According to the Ninth Circuit, patent owners don’t have a duty to let anyone use what their patent covers, and therefore Qualcomm had no duty to license its SEPs to anyone. But that view ignores promises Qualcomm made to license its SEPs on reasonable and non-discriminatory terms—promises that have been consistently enforced.

It also means ignoring principles like the essential facilities doctrine, which limits the ability of a monopolist with hold-up power over an essential facility (like a port) to shut out rivals. Instead, the Ninth Circuit held rather simplistically that a duty to deal could arise only if the monopolist had provided access, and then reversed its policy.

But even when Qualcomm restricted its licensing policies in critical ways, the Ninth Circuit found reasons to approve those restrictions.

For example, Qualcomm stopped licensing its patents to chip manufacturers and started licensing them only to original equipment manufacturers (OEM). This let Qualcomm charge a much higher royalty rate based on the high retail price of the end user devices, like smartphones and tablets, that OEMs make and sell.

If Qualcomm had continued to license to chip suppliers, its patents would be “exhausted” once the chips were sold to OEMs, extinguishing Qualcomm’s right to assert its patents and control how the chips were used.
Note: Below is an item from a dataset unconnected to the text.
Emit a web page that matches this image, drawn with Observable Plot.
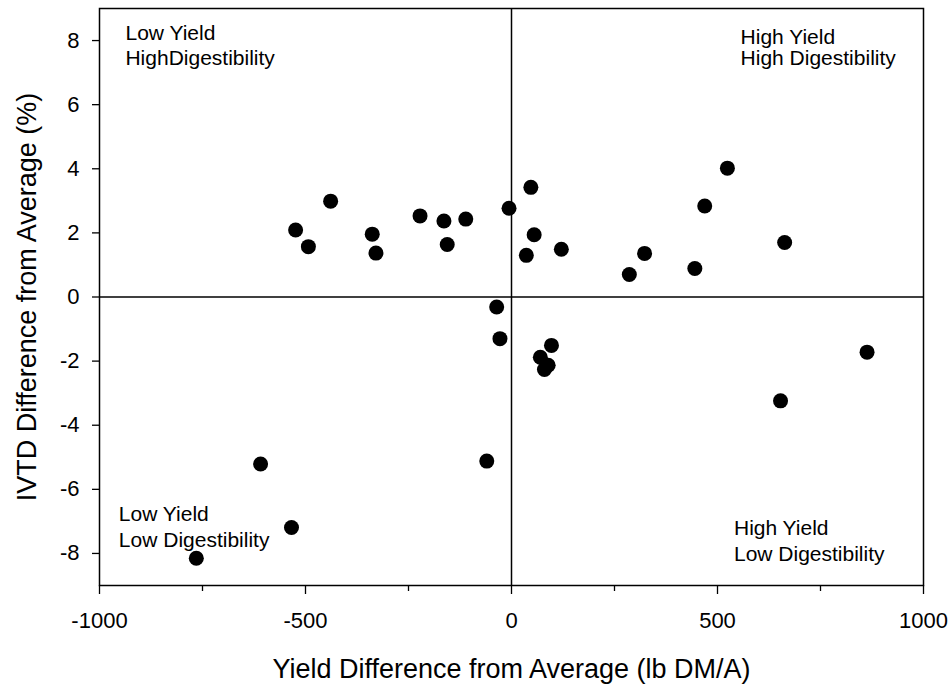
<!DOCTYPE html>
<html><head><meta charset="utf-8">
<script src="https://cdn.jsdelivr.net/npm/d3@7"></script>
<script src="https://cdn.jsdelivr.net/npm/@observablehq/plot@0.6"></script>
<style>body{margin:0;background:#fff}</style>
</head><body><div id="chart"></div>
<script>
// Yield difference (lb DM/A) and IVTD difference (%) for each entry
const xVals = [-524, -493, -439, -338, -329, -222, -164, -156, -111, -6, 36, 47, 55, 121, 286, 323, 445, 469, 524, 663, -36, -28, 70, 80, 89, 97, -60, -609, -534, -765, 653, 863];
const yVals = [2.09, 1.57, 2.99, 1.96, 1.37, 2.53, 2.37, 1.64, 2.43, 2.77, 1.30, 3.42, 1.94, 1.49, 0.70, 1.36, 0.89, 2.84, 4.02, 1.70, -0.31, -1.30, -1.88, -2.26, -2.13, -1.51, -5.12, -5.21, -7.19, -8.15, -3.24, -1.72];

const majorXTicks = [-1000, -500, 0, 500, 1000];
const minorXTicks = [-750, -250, 250, 750];
const yTicks = [-8, -6, -4, -2, 0, 2, 4, 6, 8];

const labelText = ["Low Yield", "HighDigestibility", "High Yield", "High Digestibility", "Low Yield", "Low Digestibility", "High Yield", "Low Digestibility"];
const labelX = [-937, -937, 556, 556, -953, -953, 540, 540];
const labelY = [8.47, 7.71, 8.37, 7.69, -6.51, -7.33, -6.96, -7.77];

const xTitle = "Yield Difference from Average (lb DM/A)";
const yTitle = "IVTD Difference from Average (%)";

const points = xVals.map((x, i) => ({x, y: yVals[i]}));
const labels = labelText.map((t, i) => ({t, x: labelX[i], y: labelY[i]}));
const font = "'Liberation Sans', Arial, Helvetica, sans-serif";

const chart = Plot.plot({
  width: 949, height: 685,
  marginLeft: 99, marginRight: 26, marginTop: 8, marginBottom: 100,
  style: {fontFamily: font, background: "white", color: "black"},
  x: {domain: [-1000, 1000]},
  y: {domain: [-9, 9]},
  marks: [
    Plot.ruleX([0], {stroke: "black", strokeWidth: 1.5}),
    Plot.ruleY([0], {stroke: "black", strokeWidth: 1.5}),
    Plot.dot(points, {x: "x", y: "y", r: 7.5, fill: "black", stroke: "none"}),
    Plot.text(labels, {x: "x", y: "y", text: "t", textAnchor: "start", lineAnchor: "top", fontSize: 21, fill: "black"}),
    Plot.axisX(majorXTicks, {tickSize: 9, tickPadding: 18, fontSize: 22, label: null, strokeWidth: 1.3, tickFormat: d => `${d}`}),
    Plot.axisX(minorXTicks, {tickSize: 6, tickFormat: () => "", label: null, strokeWidth: 1.3}),
    Plot.axisY(yTicks, {tickSize: 7, tickPadding: 13, fontSize: 22, label: null, strokeWidth: 1.3, tickFormat: d => `${d}`}),
    Plot.frame({stroke: "black", strokeWidth: 1.5}),
    Plot.text([xTitle], {frameAnchor: "bottom", dy: 92, lineAnchor: "bottom", fontSize: 27, fill: "black"}),
    Plot.text([yTitle], {frameAnchor: "left", dx: -64, rotate: -90, textAnchor: "middle", lineAnchor: "bottom", fontSize: 27, fill: "black"})
  ]
});
document.getElementById("chart").appendChild(chart);
</script>
</body></html>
Patent exhaustion is a century-old doctrine that protects the rights of consumers to use things they buy without getting the patent owner’s permission again and again. Patent exhaustion is important because it prevents price-gouging, but also because it protects space for innovation by letting people use things they buy freely, including to build innovations of their own. The doctrine thus helps patent law serve its underlying goal—promoting economic growth and innovation. In other words, the doctrine of exhaustion is baked into the patent grant; it is not optional.

Nevertheless, the Ninth Circuit approved of Qualcomm’s efforts to avoid exhaustion—even when that meant cutting off access to previous licensees (chip-makers) in ways that let Qualcomm charge far more in licensing fees than its SEPs could possibly have contributed to the retail value of the final product.

It makes no sense that Qualcomm could contract around a fundamental principle like patent exhaustion, but at the same time did not assume any antitrust duty to deal under these circumstances. Worse, it’s harmful for the economy, innovation, and consumers.

Unfortunately, the kind of harm that antitrust law recognizes is limited to harm affecting “competition” or the “competitive process.”

Antitrust law, at least as the Ninth Circuit interprets it, doesn’t do nearly enough to address the harm downstream consumers experience when they pay inflated prices for high-tech devices, and miss out on innovation that might have developed from fair, reasonable, and non-discriminatory licensing practices.

The Federal Trade Commission’s decision not to petition the Supreme Court for review of the Qualcomm case, which was correctly decided at the district court level and unwisely reversed by the Ninth Circuit, it throwing the towel on a fight that is worth winning. Qualcomm’s unlawful abuse of a monopoly taxes its competitors’ baseband processor sales, reduces competitors’ ability to innovate, and raises prices paid by consumers for cell phones and tablets and other products that use baseband processors, semiconductor devices that Qualcomm has patented.